Beauty is a subjective word. It means a lot of things to a lot of people. If we are to consider it in its deeper meaning, yes, almost everybody has personal attributes that are admirable, desirable even.
However, I don’t think that the ‘everybody is beautiful’ trend, as outlined above, refers to anything but superficial beauty. This is sticky, because physical beauty is variable, of course it is. But then again, it is incredibly scientific. Sorry not sorry, but certain superficial characteristics are quantifiable, and pretty much unanimously attractive, physical facial symmetry, for one.
Superficially, some people are not beautiful. We can offset as many inspirational quotes against as many scenic backdrops as we like – ‘everybody is a stunner’ – but actually, it just isn’t true. And we know it. But guess what? It’s okay to admit it.
I have small tits, for example. They aren’t beautiful. I lost sleep over this when I was growing up. Upon confiding in my school friends, I was told it was fine, and that I was, ‘stunning babes.’ Unsurprisingly, this was not helpful. What was helpful was my Mum’s response, which was far kinder in its honesty. ‘You’re never going to look like Jessica Rabbit, so do us a favor, and stop feeling sorry for yourself girl. You have so much more going for you.’

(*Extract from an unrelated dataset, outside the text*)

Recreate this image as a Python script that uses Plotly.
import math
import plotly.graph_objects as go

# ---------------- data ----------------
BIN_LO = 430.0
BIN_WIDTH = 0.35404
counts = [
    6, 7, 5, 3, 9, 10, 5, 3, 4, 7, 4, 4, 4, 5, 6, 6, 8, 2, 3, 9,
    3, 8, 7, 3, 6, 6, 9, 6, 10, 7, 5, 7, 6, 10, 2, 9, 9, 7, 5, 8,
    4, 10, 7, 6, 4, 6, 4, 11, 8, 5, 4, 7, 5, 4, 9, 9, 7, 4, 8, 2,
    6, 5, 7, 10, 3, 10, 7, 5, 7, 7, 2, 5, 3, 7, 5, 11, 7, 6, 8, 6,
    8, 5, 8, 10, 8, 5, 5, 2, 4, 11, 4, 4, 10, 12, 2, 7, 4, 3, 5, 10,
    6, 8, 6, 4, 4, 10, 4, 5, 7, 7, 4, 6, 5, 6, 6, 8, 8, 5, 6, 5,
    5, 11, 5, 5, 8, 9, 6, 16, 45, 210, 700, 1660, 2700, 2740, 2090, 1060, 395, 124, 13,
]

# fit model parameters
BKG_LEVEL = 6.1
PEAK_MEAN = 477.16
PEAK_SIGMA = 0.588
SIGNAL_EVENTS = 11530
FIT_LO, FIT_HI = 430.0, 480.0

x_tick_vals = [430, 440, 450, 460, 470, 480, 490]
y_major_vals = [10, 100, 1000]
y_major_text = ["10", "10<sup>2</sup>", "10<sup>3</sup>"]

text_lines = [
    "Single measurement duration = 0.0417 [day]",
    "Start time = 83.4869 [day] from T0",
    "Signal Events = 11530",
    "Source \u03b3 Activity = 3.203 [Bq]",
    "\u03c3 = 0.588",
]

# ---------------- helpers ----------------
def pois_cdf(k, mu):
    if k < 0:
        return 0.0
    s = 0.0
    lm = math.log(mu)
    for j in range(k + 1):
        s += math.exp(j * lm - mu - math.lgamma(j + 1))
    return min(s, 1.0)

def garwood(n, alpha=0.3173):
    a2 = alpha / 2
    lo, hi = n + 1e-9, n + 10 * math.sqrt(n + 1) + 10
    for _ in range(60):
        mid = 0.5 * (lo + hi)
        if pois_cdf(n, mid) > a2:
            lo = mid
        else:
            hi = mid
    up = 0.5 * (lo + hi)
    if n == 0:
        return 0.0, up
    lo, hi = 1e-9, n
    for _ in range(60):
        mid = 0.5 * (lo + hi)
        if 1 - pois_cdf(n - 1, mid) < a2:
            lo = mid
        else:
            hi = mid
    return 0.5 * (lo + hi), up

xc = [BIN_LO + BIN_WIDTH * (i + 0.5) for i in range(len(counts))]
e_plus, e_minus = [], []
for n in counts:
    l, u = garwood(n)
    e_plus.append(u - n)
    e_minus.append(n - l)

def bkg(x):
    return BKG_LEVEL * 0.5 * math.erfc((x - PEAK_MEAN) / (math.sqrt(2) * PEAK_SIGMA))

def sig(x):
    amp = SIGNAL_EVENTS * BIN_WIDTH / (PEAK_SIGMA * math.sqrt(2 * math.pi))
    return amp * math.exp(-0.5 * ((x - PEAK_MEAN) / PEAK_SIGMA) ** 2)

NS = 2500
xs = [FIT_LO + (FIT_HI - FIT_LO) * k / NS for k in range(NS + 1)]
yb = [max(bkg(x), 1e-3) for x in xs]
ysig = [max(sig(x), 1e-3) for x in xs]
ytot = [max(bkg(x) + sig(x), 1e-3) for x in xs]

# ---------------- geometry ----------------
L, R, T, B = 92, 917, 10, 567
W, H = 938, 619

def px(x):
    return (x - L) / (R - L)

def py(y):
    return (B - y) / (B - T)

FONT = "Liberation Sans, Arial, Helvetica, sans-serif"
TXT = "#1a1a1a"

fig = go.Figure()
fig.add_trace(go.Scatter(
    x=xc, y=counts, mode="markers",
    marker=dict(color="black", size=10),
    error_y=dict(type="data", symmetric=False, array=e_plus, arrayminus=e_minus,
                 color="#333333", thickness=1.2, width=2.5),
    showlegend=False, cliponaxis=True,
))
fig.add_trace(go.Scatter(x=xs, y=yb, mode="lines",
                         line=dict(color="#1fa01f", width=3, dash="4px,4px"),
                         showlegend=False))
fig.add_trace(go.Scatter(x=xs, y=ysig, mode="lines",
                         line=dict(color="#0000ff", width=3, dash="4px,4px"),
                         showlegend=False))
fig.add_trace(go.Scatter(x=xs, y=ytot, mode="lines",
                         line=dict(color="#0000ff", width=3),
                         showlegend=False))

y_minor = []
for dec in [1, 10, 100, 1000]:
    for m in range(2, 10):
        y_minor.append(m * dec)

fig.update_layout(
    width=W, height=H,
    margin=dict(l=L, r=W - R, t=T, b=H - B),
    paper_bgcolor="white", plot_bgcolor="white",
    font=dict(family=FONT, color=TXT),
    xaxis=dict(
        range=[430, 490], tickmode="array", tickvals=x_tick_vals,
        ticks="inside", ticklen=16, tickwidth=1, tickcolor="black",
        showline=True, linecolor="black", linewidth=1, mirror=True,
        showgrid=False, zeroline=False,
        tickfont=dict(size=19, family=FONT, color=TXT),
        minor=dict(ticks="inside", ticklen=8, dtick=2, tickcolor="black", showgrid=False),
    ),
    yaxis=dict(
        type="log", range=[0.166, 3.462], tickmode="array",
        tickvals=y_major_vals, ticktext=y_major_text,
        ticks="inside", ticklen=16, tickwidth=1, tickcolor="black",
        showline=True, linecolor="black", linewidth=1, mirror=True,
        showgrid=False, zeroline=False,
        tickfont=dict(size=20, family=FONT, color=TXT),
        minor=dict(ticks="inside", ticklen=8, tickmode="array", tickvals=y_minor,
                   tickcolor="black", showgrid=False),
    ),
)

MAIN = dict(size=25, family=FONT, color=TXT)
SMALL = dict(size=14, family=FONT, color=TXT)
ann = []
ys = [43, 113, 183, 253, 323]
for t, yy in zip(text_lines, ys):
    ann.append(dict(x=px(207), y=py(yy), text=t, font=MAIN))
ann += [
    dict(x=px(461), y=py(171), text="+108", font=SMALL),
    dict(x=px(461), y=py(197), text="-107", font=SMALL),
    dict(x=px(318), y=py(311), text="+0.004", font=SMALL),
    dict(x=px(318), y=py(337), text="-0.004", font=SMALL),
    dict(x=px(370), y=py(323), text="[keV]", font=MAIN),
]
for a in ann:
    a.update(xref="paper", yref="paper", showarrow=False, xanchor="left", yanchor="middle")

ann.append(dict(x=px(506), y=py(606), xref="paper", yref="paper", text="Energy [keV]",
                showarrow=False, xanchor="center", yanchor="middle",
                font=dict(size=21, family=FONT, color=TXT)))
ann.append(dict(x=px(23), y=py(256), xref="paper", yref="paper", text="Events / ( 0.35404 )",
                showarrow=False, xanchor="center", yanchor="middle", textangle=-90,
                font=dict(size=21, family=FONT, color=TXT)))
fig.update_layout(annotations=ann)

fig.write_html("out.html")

Honesty can be upsetting. Undoubtedly, some readers will be upset by the frankness of this article. But this is the issue: why? Physical beauty is secondary, tertiary, insignificant even, compared with qualities like generosity, empathy, compassion and kindness. Imaginativeness, adventurousness, loyalty, open-mindedness, tolerance, and forgiveness.
Why not invest time in reminding each other that we all have the capacity to be, basically, a good person? Because that we can all be.